• [DIRECTIONS]
Omit the pictures and output exactly the lines from the start of the entries through the line containing "import plotly.graph_objects as go".

⁂

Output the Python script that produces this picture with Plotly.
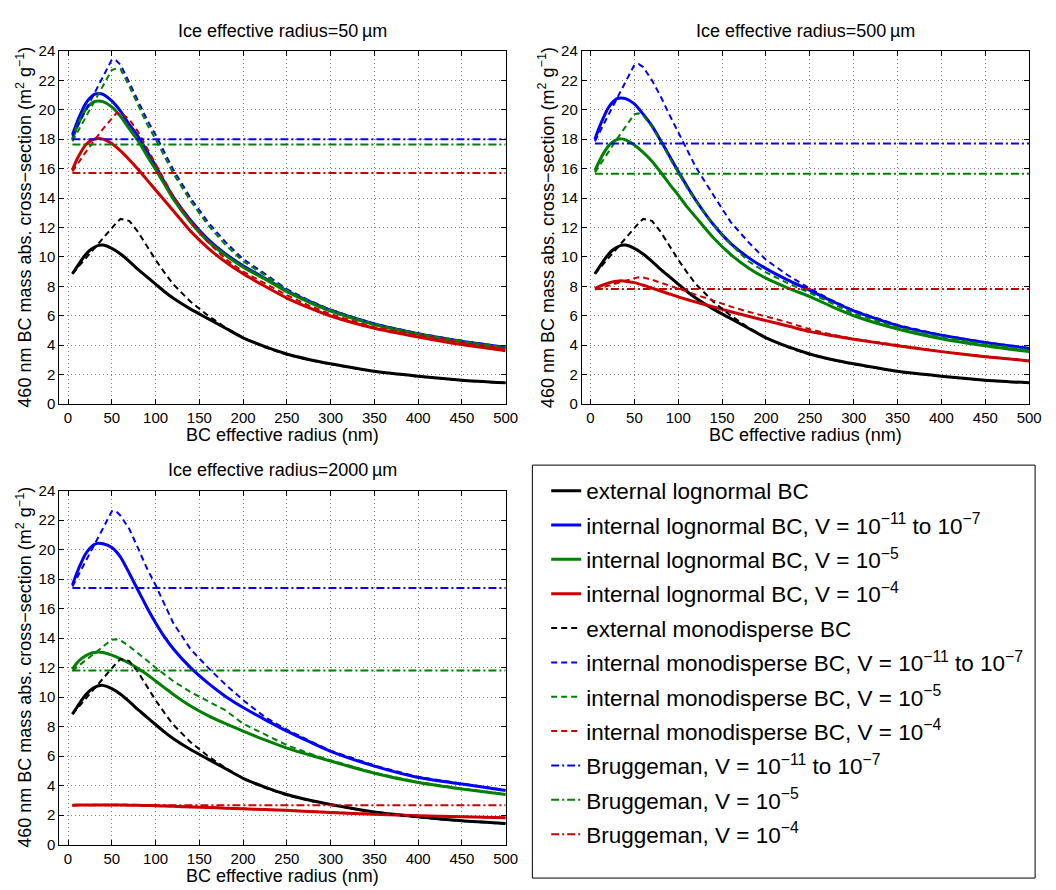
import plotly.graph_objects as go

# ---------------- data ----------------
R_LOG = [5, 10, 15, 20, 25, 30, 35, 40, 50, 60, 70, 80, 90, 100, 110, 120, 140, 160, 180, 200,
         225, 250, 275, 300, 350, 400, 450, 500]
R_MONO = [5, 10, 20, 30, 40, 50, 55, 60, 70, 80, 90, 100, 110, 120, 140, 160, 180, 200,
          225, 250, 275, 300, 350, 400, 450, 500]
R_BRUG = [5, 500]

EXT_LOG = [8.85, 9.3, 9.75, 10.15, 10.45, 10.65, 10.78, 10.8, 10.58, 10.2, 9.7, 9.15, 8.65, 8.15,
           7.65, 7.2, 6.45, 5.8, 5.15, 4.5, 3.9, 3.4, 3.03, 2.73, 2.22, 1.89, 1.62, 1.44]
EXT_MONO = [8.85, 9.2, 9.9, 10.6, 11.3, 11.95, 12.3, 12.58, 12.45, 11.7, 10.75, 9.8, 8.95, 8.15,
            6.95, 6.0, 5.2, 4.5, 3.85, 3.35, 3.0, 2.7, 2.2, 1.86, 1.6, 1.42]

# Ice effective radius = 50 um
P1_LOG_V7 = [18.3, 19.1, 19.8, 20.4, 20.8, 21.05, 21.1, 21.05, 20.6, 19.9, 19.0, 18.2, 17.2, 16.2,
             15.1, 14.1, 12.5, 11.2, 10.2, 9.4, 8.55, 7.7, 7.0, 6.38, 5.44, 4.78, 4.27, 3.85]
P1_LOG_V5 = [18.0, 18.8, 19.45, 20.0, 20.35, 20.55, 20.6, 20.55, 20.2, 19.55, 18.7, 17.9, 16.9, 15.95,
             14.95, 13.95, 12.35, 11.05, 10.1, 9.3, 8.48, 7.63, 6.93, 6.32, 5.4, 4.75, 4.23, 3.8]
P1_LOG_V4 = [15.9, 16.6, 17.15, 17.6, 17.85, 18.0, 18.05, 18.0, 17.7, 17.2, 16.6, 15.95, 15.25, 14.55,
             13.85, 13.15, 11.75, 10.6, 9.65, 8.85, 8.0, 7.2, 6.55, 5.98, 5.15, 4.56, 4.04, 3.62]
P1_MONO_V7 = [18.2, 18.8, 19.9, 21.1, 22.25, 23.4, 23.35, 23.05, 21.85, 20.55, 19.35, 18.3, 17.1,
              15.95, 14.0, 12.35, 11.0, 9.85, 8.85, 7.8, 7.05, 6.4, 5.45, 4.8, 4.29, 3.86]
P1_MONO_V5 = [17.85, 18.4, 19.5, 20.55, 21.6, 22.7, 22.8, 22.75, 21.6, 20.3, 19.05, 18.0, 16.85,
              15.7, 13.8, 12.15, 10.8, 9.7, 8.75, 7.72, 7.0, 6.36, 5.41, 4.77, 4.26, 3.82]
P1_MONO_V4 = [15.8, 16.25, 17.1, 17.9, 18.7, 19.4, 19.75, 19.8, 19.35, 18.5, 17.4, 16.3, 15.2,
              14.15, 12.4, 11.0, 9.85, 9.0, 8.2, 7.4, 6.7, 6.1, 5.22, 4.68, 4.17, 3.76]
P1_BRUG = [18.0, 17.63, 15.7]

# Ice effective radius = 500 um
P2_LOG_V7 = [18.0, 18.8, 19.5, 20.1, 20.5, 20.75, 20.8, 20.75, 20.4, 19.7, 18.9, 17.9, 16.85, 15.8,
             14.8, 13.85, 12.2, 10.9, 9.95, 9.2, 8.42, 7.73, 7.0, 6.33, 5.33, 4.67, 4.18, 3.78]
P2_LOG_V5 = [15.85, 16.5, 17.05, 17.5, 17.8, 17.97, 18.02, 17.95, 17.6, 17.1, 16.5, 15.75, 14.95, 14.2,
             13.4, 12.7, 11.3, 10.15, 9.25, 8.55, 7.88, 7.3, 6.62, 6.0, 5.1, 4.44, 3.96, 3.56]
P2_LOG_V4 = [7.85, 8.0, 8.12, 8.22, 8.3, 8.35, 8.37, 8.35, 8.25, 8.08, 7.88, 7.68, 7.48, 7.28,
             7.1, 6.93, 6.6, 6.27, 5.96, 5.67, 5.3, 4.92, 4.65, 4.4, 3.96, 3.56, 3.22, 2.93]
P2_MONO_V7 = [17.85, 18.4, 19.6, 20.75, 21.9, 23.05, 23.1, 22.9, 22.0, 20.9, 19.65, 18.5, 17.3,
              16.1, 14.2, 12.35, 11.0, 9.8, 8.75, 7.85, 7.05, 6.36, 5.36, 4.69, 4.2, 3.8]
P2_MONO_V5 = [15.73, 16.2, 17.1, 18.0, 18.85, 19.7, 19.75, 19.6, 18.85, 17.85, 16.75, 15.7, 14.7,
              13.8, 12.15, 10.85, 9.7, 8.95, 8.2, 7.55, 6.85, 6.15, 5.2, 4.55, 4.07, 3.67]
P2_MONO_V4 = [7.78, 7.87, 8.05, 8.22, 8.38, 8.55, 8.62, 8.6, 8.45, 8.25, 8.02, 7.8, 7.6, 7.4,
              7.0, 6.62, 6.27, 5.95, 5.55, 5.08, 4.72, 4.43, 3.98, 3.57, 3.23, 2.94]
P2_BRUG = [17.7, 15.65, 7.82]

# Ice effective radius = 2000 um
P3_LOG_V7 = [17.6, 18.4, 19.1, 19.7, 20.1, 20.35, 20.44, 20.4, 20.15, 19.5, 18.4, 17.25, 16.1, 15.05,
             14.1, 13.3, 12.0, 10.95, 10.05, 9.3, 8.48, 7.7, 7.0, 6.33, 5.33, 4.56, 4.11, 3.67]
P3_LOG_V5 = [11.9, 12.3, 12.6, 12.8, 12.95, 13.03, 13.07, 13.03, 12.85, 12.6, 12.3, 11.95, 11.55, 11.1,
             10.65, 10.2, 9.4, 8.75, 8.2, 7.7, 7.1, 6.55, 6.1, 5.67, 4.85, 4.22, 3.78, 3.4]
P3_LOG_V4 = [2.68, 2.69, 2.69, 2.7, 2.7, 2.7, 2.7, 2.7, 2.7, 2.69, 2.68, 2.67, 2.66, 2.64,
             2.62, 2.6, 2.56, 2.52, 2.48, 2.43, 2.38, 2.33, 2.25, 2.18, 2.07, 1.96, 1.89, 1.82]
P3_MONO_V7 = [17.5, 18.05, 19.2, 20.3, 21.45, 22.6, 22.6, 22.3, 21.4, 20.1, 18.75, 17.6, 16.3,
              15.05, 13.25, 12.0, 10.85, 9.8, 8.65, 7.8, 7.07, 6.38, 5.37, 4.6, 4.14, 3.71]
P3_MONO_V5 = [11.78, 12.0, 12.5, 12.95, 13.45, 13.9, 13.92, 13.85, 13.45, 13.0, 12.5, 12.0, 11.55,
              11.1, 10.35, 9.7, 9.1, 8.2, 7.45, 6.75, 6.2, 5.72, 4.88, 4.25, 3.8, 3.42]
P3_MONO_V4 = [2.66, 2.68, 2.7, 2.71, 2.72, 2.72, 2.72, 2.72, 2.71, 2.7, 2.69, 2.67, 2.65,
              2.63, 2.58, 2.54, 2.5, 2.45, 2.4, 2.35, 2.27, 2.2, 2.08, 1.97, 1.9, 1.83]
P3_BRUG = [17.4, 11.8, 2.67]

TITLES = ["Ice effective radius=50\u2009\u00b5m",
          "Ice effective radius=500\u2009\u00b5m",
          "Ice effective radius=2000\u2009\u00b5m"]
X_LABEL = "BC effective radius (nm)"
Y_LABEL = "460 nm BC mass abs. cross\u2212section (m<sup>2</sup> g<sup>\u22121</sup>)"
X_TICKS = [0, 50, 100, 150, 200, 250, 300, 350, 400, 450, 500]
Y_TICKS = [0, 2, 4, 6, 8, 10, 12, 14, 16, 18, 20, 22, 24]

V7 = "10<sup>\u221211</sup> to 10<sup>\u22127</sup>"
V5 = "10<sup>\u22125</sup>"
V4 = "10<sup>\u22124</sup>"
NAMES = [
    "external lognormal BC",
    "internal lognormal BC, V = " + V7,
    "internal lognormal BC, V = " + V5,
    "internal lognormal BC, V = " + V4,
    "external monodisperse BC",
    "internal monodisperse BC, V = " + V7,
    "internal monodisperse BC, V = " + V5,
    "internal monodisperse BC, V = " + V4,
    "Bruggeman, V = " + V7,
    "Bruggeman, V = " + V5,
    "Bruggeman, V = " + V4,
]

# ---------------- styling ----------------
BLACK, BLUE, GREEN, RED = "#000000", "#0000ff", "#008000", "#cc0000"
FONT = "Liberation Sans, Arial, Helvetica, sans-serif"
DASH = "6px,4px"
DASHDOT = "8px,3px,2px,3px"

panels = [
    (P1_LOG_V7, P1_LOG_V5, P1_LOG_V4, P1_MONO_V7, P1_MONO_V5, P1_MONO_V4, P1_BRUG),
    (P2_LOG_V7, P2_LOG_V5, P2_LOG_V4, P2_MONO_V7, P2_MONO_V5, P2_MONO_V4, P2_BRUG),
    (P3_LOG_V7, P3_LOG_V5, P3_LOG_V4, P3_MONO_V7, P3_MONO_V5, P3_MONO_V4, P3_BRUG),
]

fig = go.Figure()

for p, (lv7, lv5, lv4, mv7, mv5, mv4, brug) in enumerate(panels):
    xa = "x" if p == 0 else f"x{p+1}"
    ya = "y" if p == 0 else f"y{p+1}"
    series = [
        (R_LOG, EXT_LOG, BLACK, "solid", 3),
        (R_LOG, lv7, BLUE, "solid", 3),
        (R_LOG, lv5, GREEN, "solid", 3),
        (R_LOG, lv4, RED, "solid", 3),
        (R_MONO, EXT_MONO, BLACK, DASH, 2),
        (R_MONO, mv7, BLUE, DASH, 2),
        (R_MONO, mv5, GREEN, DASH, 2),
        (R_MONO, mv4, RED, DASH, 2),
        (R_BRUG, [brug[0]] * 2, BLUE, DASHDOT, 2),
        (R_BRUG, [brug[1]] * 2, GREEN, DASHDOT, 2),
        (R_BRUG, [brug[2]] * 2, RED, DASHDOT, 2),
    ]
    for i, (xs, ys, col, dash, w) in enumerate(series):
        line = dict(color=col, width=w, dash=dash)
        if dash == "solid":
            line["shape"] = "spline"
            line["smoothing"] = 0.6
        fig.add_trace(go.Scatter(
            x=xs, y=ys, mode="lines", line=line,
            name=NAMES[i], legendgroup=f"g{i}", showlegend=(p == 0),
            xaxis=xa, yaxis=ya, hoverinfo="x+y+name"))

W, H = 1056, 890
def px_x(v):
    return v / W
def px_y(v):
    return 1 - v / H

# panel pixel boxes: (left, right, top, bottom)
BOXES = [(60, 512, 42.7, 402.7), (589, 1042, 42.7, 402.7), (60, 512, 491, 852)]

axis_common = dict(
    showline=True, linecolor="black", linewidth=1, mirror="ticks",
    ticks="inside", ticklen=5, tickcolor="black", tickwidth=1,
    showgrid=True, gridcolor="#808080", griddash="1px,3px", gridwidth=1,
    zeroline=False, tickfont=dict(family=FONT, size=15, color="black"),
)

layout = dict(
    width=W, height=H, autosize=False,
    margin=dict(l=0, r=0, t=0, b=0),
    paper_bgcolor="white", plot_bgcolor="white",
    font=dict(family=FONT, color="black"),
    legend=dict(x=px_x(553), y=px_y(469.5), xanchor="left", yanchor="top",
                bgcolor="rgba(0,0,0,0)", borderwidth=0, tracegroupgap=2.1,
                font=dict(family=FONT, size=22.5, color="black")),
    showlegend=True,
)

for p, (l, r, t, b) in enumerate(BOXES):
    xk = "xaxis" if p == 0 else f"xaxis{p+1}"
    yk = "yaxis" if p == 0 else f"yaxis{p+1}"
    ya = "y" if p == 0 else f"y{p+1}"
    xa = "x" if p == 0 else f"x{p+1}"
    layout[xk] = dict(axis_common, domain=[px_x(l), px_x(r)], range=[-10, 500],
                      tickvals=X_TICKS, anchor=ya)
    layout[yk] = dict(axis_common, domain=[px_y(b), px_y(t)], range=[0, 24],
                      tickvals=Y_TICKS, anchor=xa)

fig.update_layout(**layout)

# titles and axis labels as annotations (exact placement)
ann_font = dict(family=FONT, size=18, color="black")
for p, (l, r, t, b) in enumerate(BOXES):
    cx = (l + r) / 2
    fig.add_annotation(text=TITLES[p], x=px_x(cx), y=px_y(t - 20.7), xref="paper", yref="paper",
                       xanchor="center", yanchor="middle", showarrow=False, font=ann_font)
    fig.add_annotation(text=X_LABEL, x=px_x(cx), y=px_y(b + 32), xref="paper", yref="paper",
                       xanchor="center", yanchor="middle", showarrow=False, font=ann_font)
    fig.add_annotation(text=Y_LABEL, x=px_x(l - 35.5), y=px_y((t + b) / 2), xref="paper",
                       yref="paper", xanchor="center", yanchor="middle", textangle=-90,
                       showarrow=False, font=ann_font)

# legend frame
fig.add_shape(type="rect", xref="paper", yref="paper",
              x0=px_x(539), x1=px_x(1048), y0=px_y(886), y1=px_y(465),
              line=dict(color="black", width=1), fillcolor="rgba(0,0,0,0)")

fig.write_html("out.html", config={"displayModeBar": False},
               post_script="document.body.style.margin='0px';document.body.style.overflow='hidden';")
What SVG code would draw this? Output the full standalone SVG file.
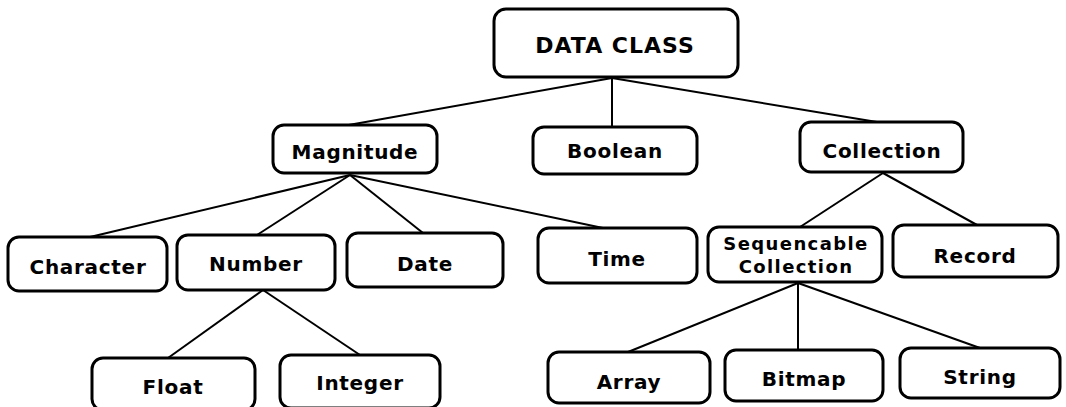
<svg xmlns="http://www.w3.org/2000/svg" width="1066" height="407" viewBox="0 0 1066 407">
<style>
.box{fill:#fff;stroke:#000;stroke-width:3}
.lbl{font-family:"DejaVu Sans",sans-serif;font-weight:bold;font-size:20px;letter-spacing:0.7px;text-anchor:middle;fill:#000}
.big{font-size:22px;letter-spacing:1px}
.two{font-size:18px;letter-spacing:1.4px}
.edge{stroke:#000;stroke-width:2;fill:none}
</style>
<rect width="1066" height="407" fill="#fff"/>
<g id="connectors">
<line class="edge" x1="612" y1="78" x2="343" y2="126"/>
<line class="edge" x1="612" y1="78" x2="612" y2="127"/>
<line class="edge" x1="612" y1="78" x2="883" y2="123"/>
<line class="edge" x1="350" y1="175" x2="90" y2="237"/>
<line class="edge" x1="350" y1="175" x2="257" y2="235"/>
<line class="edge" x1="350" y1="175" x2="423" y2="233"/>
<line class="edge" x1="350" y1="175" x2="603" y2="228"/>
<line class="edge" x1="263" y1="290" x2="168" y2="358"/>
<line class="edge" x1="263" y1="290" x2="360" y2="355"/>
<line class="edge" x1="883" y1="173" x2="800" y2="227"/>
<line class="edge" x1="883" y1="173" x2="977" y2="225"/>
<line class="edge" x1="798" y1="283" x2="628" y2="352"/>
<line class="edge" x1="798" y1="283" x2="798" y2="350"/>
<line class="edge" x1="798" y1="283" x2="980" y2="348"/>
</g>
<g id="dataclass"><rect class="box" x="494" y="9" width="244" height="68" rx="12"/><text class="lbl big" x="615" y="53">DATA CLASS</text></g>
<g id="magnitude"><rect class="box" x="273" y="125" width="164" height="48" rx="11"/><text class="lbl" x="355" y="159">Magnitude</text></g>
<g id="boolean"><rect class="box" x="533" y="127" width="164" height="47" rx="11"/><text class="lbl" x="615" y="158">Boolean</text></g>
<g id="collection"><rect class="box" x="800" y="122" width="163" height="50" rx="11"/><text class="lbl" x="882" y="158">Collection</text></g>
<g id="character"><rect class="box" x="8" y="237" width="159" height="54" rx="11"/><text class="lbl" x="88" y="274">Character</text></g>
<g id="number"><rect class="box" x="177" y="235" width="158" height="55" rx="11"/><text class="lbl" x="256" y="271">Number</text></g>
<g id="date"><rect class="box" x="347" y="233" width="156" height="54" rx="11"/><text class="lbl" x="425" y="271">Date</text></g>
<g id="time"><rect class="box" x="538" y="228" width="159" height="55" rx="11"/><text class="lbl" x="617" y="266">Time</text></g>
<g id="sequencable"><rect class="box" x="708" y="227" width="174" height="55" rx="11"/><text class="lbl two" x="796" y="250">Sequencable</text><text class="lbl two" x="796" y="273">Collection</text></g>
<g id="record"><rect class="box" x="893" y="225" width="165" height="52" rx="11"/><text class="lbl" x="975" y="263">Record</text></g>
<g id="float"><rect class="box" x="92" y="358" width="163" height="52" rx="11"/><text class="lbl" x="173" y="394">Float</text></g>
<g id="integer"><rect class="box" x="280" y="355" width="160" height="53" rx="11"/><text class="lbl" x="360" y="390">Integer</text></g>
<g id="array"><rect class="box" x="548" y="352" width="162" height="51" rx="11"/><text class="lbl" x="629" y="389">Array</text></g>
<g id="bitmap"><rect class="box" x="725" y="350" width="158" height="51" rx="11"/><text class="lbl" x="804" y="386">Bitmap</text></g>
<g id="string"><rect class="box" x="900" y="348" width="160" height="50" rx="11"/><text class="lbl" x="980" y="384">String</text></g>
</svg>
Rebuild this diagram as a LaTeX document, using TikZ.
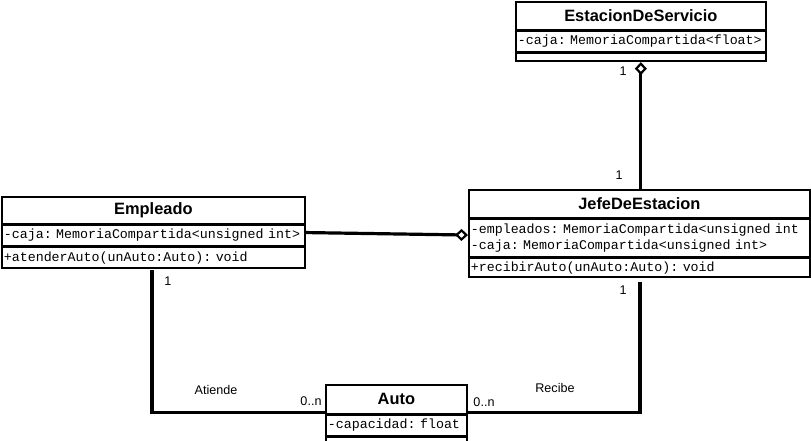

⁂

• [EXERCISE SOLUTION]
Output the Python script that produces this picture with Plotly.
import plotly.graph_objects as go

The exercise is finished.